Maybe it’s just that we want to see our fears echoed back at us, to understand that someone else is just as baffled as we are, to know that it’s the world going insane, not any one of us. Saturday Night Live, for all of its myriad faults, strips the Trump administration down to its fundamental absurdity; it attempts to reveal to us all of the man’s ugly, belligerent, silly stupidity. It is, in a strange way, comforting in its simplicity, it never presents new ideas or new dangers. Watching it, we are allowed to toy, momentarily, with the idea that none of this is actually happening, that the idea of Donald Trump actually being president is itself a shitty SNL sketch.

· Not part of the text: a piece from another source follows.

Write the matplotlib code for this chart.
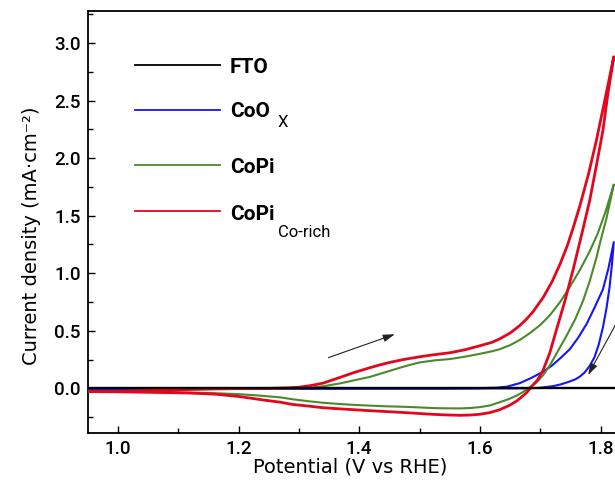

Because, most of the time, that’s the joke. The sole narrative constant in these sketches is the continued stupidity of the central figure, and the excellence of the central caricature, Sean Spicer’s swaggering school yard bully-boy belligerence, on Trump’s strange wrinkled jowls. The real joke here is the Trump administration itself.

Melissa McCarthy
Source: npr

Taken for what it is, that has a kind of value; it’s comfort food comedy, a big duvet in which to wrap yourself up and forget everything else. It’s hard to expect SNL to do anything more than that, too; it’s operating in a very difficult political climate, attempting to parody a man who has not only rewritten the rules of politics but who has rewritten the rules of political comedy. How do you point out the absurdity in something when that absurdity is self-evident? How do you undermine the pretensions of a president who talks about sexually assaulting women? It isn’t easy, it isn’t like saying ‘Michael Gove looks like what would come out if you squeezed a decade old pimple’ because there’s nothing to undermine, no pretences to drag down.

Still, though, you have to wonder how much change this can really enact. It seems emblematic of liberal comedy’s flailing attempts to adjust to Trump’s new precedent. You have to wonder, as Melissa McCarthy attacks a pretend reporter with a leafblower and laughter rings out hollow from your TV screen, if this is the best we’ve got.